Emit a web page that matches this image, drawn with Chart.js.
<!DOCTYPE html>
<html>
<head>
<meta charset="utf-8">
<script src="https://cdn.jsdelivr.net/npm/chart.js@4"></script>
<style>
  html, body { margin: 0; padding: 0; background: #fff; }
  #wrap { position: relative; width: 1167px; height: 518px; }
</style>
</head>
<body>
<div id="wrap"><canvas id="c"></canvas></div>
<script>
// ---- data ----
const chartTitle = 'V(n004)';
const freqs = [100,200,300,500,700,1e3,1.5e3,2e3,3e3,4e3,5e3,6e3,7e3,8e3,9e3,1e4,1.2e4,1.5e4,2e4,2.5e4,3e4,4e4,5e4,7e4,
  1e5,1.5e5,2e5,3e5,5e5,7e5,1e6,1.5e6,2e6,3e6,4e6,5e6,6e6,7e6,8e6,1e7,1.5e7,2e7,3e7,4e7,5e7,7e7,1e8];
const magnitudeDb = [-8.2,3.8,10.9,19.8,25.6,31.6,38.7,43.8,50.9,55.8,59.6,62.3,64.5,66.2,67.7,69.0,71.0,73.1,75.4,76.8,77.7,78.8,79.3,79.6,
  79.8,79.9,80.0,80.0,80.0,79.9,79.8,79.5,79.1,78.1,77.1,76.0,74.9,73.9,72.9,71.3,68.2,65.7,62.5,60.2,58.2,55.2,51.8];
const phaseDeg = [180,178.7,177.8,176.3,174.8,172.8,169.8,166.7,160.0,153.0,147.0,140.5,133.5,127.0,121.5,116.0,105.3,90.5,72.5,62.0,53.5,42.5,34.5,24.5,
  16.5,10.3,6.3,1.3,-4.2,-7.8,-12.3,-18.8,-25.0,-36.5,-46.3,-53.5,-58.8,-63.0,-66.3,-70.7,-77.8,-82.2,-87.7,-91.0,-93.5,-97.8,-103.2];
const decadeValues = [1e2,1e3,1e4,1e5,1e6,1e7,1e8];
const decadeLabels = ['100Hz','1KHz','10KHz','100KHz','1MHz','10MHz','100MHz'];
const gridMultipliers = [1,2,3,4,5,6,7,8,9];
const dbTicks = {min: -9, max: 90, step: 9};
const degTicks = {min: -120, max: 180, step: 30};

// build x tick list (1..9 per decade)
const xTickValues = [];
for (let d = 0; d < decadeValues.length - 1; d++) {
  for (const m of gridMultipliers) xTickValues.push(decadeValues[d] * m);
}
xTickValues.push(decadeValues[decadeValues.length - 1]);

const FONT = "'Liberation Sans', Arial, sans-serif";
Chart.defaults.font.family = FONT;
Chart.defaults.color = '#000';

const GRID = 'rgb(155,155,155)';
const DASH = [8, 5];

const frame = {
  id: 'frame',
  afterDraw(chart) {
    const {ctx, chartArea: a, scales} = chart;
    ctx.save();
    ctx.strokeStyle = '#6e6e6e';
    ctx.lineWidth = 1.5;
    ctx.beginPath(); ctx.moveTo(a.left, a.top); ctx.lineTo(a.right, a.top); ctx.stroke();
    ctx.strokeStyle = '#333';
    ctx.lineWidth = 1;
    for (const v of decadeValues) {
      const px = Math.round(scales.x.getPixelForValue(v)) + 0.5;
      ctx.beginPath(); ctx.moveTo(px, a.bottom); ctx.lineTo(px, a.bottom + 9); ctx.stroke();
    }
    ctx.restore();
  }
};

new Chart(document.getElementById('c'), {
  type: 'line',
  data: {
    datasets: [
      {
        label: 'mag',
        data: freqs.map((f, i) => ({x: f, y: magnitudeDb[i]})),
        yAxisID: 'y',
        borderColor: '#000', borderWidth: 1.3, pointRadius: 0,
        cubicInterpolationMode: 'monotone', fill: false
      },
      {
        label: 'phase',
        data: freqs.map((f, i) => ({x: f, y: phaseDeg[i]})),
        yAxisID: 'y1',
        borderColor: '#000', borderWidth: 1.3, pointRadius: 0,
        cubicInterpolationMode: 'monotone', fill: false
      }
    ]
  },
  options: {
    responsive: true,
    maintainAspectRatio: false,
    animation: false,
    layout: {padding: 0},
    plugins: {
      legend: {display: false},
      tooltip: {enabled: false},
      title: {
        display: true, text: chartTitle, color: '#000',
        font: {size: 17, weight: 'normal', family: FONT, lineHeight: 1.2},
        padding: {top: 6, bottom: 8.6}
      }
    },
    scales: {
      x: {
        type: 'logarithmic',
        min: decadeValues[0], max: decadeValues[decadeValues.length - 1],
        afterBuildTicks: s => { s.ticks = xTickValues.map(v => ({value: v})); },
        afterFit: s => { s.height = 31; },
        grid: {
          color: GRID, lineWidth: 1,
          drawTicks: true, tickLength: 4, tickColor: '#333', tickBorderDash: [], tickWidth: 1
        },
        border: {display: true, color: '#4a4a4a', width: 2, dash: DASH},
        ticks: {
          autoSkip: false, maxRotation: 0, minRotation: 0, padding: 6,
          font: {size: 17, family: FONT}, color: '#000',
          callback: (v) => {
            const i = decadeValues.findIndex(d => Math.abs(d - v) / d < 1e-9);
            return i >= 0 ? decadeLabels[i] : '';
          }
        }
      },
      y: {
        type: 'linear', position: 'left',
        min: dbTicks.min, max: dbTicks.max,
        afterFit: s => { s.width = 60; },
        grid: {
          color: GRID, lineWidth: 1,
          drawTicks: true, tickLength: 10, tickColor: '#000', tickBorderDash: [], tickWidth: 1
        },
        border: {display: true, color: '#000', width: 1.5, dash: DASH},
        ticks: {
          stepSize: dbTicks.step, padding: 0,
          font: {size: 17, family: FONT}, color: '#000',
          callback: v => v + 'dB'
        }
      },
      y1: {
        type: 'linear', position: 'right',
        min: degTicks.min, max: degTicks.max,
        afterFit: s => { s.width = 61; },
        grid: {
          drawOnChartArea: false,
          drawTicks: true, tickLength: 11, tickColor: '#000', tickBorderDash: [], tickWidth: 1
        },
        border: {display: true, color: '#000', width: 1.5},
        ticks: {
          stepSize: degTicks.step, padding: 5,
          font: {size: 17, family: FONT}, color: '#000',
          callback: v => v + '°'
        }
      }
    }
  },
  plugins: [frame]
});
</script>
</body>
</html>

● ● ● ●

- _What to work on_
Please set down the whole listing above without altering a single line.

- _Exercise response_
Emit a web page that matches this image, drawn with Chart.js.
<!DOCTYPE html>
<html>
<head>
<meta charset="utf-8">
<script src="https://cdn.jsdelivr.net/npm/chart.js@4"></script>
<style>
  html, body { margin: 0; padding: 0; background: #fff; }
  #wrap { position: relative; width: 1167px; height: 518px; }
</style>
</head>
<body>
<div id="wrap"><canvas id="c"></canvas></div>
<script>
// ---- data ----
const chartTitle = 'V(n004)';
const freqs = [100,200,300,500,700,1e3,1.5e3,2e3,3e3,4e3,5e3,6e3,7e3,8e3,9e3,1e4,1.2e4,1.5e4,2e4,2.5e4,3e4,4e4,5e4,7e4,
  1e5,1.5e5,2e5,3e5,5e5,7e5,1e6,1.5e6,2e6,3e6,4e6,5e6,6e6,7e6,8e6,1e7,1.5e7,2e7,3e7,4e7,5e7,7e7,1e8];
const magnitudeDb = [-8.2,3.8,10.9,19.8,25.6,31.6,38.7,43.8,50.9,55.8,59.6,62.3,64.5,66.2,67.7,69.0,71.0,73.1,75.4,76.8,77.7,78.8,79.3,79.6,
  79.8,79.9,80.0,80.0,80.0,79.9,79.8,79.5,79.1,78.1,77.1,76.0,74.9,73.9,72.9,71.3,68.2,65.7,62.5,60.2,58.2,55.2,51.8];
const phaseDeg = [180,178.7,177.8,176.3,174.8,172.8,169.8,166.7,160.0,153.0,147.0,140.5,133.5,127.0,121.5,116.0,105.3,90.5,72.5,62.0,53.5,42.5,34.5,24.5,
  16.5,10.3,6.3,1.3,-4.2,-7.8,-12.3,-18.8,-25.0,-36.5,-46.3,-53.5,-58.8,-63.0,-66.3,-70.7,-77.8,-82.2,-87.7,-91.0,-93.5,-97.8,-103.2];
const decadeValues = [1e2,1e3,1e4,1e5,1e6,1e7,1e8];
const decadeLabels = ['100Hz','1KHz','10KHz','100KHz','1MHz','10MHz','100MHz'];
const gridMultipliers = [1,2,3,4,5,6,7,8,9];
const dbTicks = {min: -9, max: 90, step: 9};
const degTicks = {min: -120, max: 180, step: 30};

// build x tick list (1..9 per decade)
const xTickValues = [];
for (let d = 0; d < decadeValues.length - 1; d++) {
  for (const m of gridMultipliers) xTickValues.push(decadeValues[d] * m);
}
xTickValues.push(decadeValues[decadeValues.length - 1]);

const FONT = "'Liberation Sans', Arial, sans-serif";
Chart.defaults.font.family = FONT;
Chart.defaults.color = '#000';

const GRID = 'rgb(155,155,155)';
const DASH = [8, 5];

const frame = {
  id: 'frame',
  afterDraw(chart) {
    const {ctx, chartArea: a, scales} = chart;
    ctx.save();
    ctx.strokeStyle = '#6e6e6e';
    ctx.lineWidth = 1.5;
    ctx.beginPath(); ctx.moveTo(a.left, a.top); ctx.lineTo(a.right, a.top); ctx.stroke();
    ctx.strokeStyle = '#333';
    ctx.lineWidth = 1;
    for (const v of decadeValues) {
      const px = Math.round(scales.x.getPixelForValue(v)) + 0.5;
      ctx.beginPath(); ctx.moveTo(px, a.bottom); ctx.lineTo(px, a.bottom + 9); ctx.stroke();
    }
    ctx.restore();
  }
};

new Chart(document.getElementById('c'), {
  type: 'line',
  data: {
    datasets: [
      {
        label: 'mag',
        data: freqs.map((f, i) => ({x: f, y: magnitudeDb[i]})),
        yAxisID: 'y',
        borderColor: '#000', borderWidth: 1.3, pointRadius: 0,
        cubicInterpolationMode: 'monotone', fill: false
      },
      {
        label: 'phase',
        data: freqs.map((f, i) => ({x: f, y: phaseDeg[i]})),
        yAxisID: 'y1',
        borderColor: '#000', borderWidth: 1.3, pointRadius: 0,
        cubicInterpolationMode: 'monotone', fill: false
      }
    ]
  },
  options: {
    responsive: true,
    maintainAspectRatio: false,
    animation: false,
    layout: {padding: 0},
    plugins: {
      legend: {display: false},
      tooltip: {enabled: false},
      title: {
        display: true, text: chartTitle, color: '#000',
        font: {size: 17, weight: 'normal', family: FONT, lineHeight: 1.2},
        padding: {top: 6, bottom: 8.6}
      }
    },
    scales: {
      x: {
        type: 'logarithmic',
        min: decadeValues[0], max: decadeValues[decadeValues.length - 1],
        afterBuildTicks: s => { s.ticks = xTickValues.map(v => ({value: v})); },
        afterFit: s => { s.height = 31; },
        grid: {
          color: GRID, lineWidth: 1,
          drawTicks: true, tickLength: 4, tickColor: '#333', tickBorderDash: [], tickWidth: 1
        },
        border: {display: true, color: '#4a4a4a', width: 2, dash: DASH},
        ticks: {
          autoSkip: false, maxRotation: 0, minRotation: 0, padding: 6,
          font: {size: 17, family: FONT}, color: '#000',
          callback: (v) => {
            const i = decadeValues.findIndex(d => Math.abs(d - v) / d < 1e-9);
            return i >= 0 ? decadeLabels[i] : '';
          }
        }
      },
      y: {
        type: 'linear', position: 'left',
        min: dbTicks.min, max: dbTicks.max,
        afterFit: s => { s.width = 60; },
        grid: {
          color: GRID, lineWidth: 1,
          drawTicks: true, tickLength: 10, tickColor: '#000', tickBorderDash: [], tickWidth: 1
        },
        border: {display: true, color: '#000', width: 1.5, dash: DASH},
        ticks: {
          stepSize: dbTicks.step, padding: 0,
          font: {size: 17, family: FONT}, color: '#000',
          callback: v => v + 'dB'
        }
      },
      y1: {
        type: 'linear', position: 'right',
        min: degTicks.min, max: degTicks.max,
        afterFit: s => { s.width = 61; },
        grid: {
          drawOnChartArea: false,
          drawTicks: true, tickLength: 11, tickColor: '#000', tickBorderDash: [], tickWidth: 1
        },
        border: {display: true, color: '#000', width: 1.5},
        ticks: {
          stepSize: degTicks.step, padding: 5,
          font: {size: 17, family: FONT}, color: '#000',
          callback: v => v + '°'
        }
      }
    }
  },
  plugins: [frame]
});
</script>
</body>
</html>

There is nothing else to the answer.